Given data:

-------------------------

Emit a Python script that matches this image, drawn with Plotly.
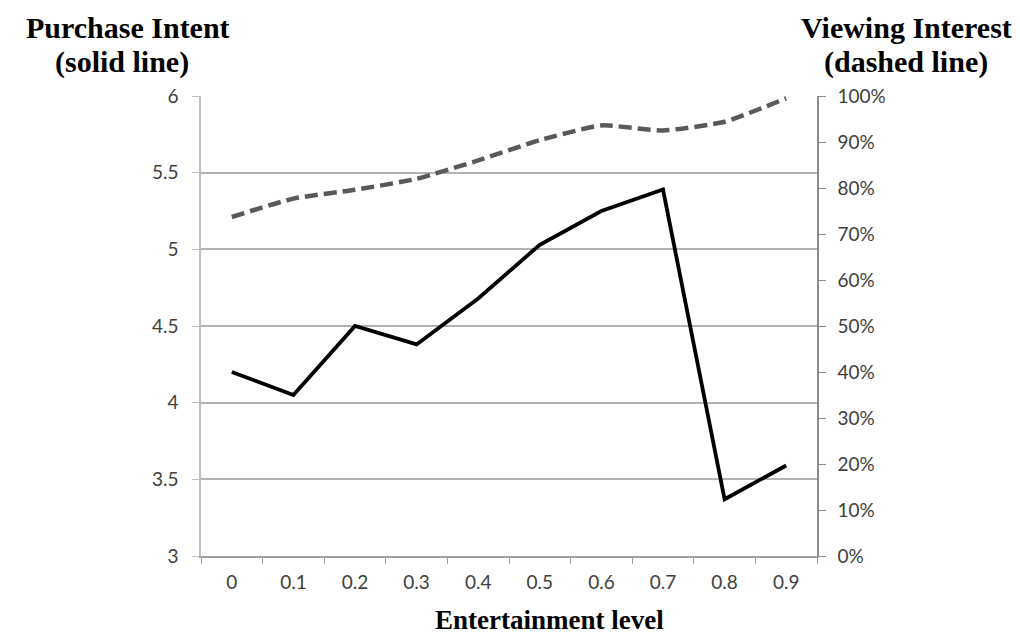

-------------------------

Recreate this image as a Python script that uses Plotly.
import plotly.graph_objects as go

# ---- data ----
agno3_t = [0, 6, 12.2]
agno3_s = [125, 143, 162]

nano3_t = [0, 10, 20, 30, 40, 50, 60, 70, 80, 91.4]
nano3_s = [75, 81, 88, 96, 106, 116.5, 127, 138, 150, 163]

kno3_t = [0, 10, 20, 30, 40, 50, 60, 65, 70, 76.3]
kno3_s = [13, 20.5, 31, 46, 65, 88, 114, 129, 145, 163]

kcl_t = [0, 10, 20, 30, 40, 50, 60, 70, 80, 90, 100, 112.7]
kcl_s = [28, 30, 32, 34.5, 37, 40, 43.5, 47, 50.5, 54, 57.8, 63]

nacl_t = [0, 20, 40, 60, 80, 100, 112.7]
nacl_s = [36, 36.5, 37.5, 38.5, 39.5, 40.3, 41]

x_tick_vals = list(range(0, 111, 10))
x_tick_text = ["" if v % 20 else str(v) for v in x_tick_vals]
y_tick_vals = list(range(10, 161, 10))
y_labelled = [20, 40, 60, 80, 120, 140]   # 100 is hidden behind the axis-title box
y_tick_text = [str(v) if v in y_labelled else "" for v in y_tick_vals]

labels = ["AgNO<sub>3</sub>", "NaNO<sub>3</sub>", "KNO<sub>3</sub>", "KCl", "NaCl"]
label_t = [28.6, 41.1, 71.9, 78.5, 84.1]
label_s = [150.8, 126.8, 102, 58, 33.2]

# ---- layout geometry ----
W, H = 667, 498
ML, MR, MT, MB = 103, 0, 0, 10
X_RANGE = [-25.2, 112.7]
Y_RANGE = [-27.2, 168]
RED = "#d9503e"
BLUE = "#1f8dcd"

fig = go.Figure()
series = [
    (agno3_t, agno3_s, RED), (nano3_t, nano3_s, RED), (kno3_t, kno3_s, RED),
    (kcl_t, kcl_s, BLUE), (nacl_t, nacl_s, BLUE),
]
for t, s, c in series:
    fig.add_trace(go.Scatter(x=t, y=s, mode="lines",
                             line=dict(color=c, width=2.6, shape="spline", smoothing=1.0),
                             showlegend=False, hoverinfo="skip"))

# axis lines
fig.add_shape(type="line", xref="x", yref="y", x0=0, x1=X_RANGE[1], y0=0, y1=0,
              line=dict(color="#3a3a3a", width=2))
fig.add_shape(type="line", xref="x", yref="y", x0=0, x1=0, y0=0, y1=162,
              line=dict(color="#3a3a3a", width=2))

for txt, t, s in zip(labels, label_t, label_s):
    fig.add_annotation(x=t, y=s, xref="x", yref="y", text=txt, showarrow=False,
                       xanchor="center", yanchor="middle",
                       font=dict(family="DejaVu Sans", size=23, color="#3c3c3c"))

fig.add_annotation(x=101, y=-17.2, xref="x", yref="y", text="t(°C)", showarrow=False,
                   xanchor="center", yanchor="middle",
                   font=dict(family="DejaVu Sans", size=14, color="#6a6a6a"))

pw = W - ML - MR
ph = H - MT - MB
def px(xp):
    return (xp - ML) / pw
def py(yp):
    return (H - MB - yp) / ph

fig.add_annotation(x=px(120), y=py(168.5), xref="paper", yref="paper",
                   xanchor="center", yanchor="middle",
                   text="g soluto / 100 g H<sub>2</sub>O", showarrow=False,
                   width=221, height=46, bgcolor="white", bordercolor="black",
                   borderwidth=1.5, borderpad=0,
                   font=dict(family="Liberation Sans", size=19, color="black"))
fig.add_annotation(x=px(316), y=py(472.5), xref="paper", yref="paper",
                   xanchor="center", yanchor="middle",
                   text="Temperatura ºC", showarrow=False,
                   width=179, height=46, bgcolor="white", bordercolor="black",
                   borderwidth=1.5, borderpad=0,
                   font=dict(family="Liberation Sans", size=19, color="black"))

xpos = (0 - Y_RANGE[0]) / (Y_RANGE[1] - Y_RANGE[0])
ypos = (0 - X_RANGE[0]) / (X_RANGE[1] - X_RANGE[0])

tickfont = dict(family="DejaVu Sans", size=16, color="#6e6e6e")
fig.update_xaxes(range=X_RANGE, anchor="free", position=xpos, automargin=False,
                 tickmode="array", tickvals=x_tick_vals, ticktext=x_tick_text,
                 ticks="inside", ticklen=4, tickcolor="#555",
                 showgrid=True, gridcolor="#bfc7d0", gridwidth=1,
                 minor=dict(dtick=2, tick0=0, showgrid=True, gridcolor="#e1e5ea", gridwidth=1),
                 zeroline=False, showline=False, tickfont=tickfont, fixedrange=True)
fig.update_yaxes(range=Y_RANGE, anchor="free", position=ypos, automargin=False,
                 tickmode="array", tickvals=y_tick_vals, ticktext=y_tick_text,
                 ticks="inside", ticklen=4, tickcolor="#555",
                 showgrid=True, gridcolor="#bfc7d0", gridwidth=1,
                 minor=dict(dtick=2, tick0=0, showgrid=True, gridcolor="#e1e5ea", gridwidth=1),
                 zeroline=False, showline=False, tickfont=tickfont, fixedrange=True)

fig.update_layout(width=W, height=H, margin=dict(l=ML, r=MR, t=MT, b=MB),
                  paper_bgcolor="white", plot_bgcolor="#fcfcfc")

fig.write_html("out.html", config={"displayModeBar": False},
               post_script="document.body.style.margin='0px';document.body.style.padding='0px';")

-------------------------

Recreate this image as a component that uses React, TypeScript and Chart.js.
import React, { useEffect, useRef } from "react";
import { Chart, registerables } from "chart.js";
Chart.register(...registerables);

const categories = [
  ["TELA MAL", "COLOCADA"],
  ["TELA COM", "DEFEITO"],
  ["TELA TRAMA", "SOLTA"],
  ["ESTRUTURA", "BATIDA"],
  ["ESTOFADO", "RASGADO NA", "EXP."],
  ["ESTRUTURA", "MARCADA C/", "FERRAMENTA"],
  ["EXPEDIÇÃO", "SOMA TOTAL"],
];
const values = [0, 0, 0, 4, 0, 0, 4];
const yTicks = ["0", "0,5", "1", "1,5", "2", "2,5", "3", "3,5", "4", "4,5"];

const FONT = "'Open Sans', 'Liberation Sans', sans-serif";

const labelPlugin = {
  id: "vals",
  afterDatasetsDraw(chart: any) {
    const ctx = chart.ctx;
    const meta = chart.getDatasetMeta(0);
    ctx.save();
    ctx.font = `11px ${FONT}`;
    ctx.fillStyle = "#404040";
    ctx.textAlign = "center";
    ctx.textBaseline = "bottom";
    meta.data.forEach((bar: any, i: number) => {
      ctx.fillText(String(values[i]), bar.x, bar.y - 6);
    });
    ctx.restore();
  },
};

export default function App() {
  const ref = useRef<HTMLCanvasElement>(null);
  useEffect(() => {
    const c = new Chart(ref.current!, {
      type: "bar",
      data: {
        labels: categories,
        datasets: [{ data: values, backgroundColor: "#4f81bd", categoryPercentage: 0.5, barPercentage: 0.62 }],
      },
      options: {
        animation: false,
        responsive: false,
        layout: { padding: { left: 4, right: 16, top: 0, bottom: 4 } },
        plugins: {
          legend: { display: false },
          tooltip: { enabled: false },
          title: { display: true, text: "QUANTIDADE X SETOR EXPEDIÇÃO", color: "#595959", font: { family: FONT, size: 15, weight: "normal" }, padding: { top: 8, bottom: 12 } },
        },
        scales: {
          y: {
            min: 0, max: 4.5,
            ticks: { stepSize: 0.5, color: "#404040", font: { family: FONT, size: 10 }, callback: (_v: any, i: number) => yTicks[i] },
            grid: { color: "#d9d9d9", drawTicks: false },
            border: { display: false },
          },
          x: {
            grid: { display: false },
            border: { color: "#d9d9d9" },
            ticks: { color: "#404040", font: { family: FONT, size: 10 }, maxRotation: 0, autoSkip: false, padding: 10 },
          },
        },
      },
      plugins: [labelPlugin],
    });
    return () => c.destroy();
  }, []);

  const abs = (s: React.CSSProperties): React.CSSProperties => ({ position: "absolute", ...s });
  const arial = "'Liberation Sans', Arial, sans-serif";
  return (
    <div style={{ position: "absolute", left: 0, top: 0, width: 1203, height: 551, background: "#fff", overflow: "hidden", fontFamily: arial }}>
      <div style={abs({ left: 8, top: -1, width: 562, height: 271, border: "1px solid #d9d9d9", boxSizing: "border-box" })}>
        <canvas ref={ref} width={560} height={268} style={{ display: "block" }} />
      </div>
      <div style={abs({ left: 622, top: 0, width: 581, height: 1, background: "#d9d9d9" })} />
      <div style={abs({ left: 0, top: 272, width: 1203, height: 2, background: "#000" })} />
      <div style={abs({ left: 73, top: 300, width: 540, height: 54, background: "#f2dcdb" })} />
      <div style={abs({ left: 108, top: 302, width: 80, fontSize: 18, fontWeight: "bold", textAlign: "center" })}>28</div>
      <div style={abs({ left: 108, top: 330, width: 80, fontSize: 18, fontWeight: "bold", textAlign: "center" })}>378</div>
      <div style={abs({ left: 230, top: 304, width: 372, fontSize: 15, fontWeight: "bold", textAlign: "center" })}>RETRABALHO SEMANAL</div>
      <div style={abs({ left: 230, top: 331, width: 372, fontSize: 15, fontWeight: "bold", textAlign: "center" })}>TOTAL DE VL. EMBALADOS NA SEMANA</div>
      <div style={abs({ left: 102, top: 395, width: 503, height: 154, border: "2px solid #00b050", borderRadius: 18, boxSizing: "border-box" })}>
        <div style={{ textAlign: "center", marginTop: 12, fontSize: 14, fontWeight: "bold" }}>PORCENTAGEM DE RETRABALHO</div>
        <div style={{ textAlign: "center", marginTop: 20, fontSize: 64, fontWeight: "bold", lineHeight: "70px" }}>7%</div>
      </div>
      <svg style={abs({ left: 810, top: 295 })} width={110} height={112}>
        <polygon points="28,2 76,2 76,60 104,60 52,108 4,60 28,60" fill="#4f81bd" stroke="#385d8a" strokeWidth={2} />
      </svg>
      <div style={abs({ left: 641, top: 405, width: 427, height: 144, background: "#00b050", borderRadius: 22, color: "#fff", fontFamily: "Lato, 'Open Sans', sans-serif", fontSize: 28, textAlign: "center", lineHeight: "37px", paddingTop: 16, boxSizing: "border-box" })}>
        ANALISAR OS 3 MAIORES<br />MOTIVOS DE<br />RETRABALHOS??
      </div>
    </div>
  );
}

-------------------------

Job: Write out only the lines that run from the line containing "Recreate this image as a Python" through the line containing "129, 145, 163]", both included, exactly as they appear above.

Exercise response:
Recreate this image as a Python script that uses Plotly.
import plotly.graph_objects as go

# ---- data ----
agno3_t = [0, 6, 12.2]
agno3_s = [125, 143, 162]

nano3_t = [0, 10, 20, 30, 40, 50, 60, 70, 80, 91.4]
nano3_s = [75, 81, 88, 96, 106, 116.5, 127, 138, 150, 163]

kno3_t = [0, 10, 20, 30, 40, 50, 60, 65, 70, 76.3]
kno3_s = [13, 20.5, 31, 46, 65, 88, 114, 129, 145, 163]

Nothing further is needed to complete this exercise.